Russland hat offenbar mehr Raketen stationiert als bekannt

9M729-Rakete
Laut Medienberichten erfasst die Reichweite der Marschflugkörper sogar Ziele in Mitteleuropa.

Russland hat seine umstrittenen Marschflugkörper vom Typ 9M729 einem Zeitungsbericht zufolge an mehr Standorten aufgestellt als bisher bekannt.

Die "Frankfurter Allgemeine Sonntagszeitung" ("FAS") berichtet unter Berufung auf einen ranghohen westlichen Geheimdienstbeamten, dass es neben einem Ausbildungsbataillon auf dem südrussischen Testgelände Kapustin Jar und einem Bataillon in Kamyschlow östlich von Jekaterinburg noch zwei weitere Stationierungsorte geben soll: das nordossetische Mosdok sowie Schuja nahe Moskau.

64 Marschflugkörper

Über den Standort in Schuja hatten die USA ihre NATO-Partner dem Bericht zufolge erstmals in der zweiten Hälfte des vergangenen Jahres informiert. Jedes der vier Bataillone verfügt laut der "FAS" über vier Startfahrzeuge auf Rädern, die jeweils vier Raketen mit sich führen. Folglich besitze Russland mindestens 64 der neuen Marschflugkörper, die sowohl mit einem konventionellen als auch mit einem atomaren Sprengstoff bestückt werden können.
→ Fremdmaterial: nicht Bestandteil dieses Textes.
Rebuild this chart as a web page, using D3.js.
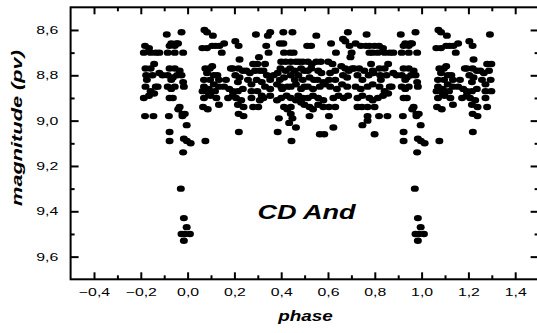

Ausstieg aus INF-Abrüstungsvertrag

Russland und die USA waren in der vergangenen Woche aus dem INF-Abrüstungsvertrag ausgestiegen. Das Abkommen verbietet landgestützte Raketen und Marschflugkörper mit einer Reichweite zwischen 500 und 5.500 Kilometern, die Atomsprengköpfe tragen können. Die USA und die NATO werfen Russland vor, mit seinem Marschflugkörper 9M729 gegen das Abkommen zu verstoßen. Moskau bestreitet dies.

Bedrohung für Europa?

Wie die "FAS" berichtete, beträgt die Reichweite des Marschflugkörpers mit Atomsprengkopf 2.350 Kilometer, mit einem konventionellen 500 Kilogramm schweren Sprengkopf sind es demnach 2.000 Kilometer. Nach Angaben aus Moskau hat der Marschflugkörper nur eine Reichweite von 480 Kilometern.

Bei der derzeitigen Aufstellung liegen dem Bericht zufolge das östliche und nördliche Europa sowie Mitteleuropa in Reichweite des Systems. Im Krisenfall könne das System jedoch rasch gen Westen verlegt werden und ganz Europa mit Ausnahme Portugals bedrohen, schrieb die "FAS" weiter.

Kommt ein neues Wettrüsten?

Der INF-Vertrag war 1987 vom damaligen US-Präsidenten Ronald Reagan und dem sowjetischen Staatschef Michail Gorbatschow unterzeichnet worden. Die USA und Russland werfen sich gegenseitig vor, den Abrüstungsvertrag aus den Zeiten des Kalten Krieges zu verletzen. Experten sehen in der Aufkündigung des Abkommens ein mögliches Startsignal für ein neues Wettrüsten.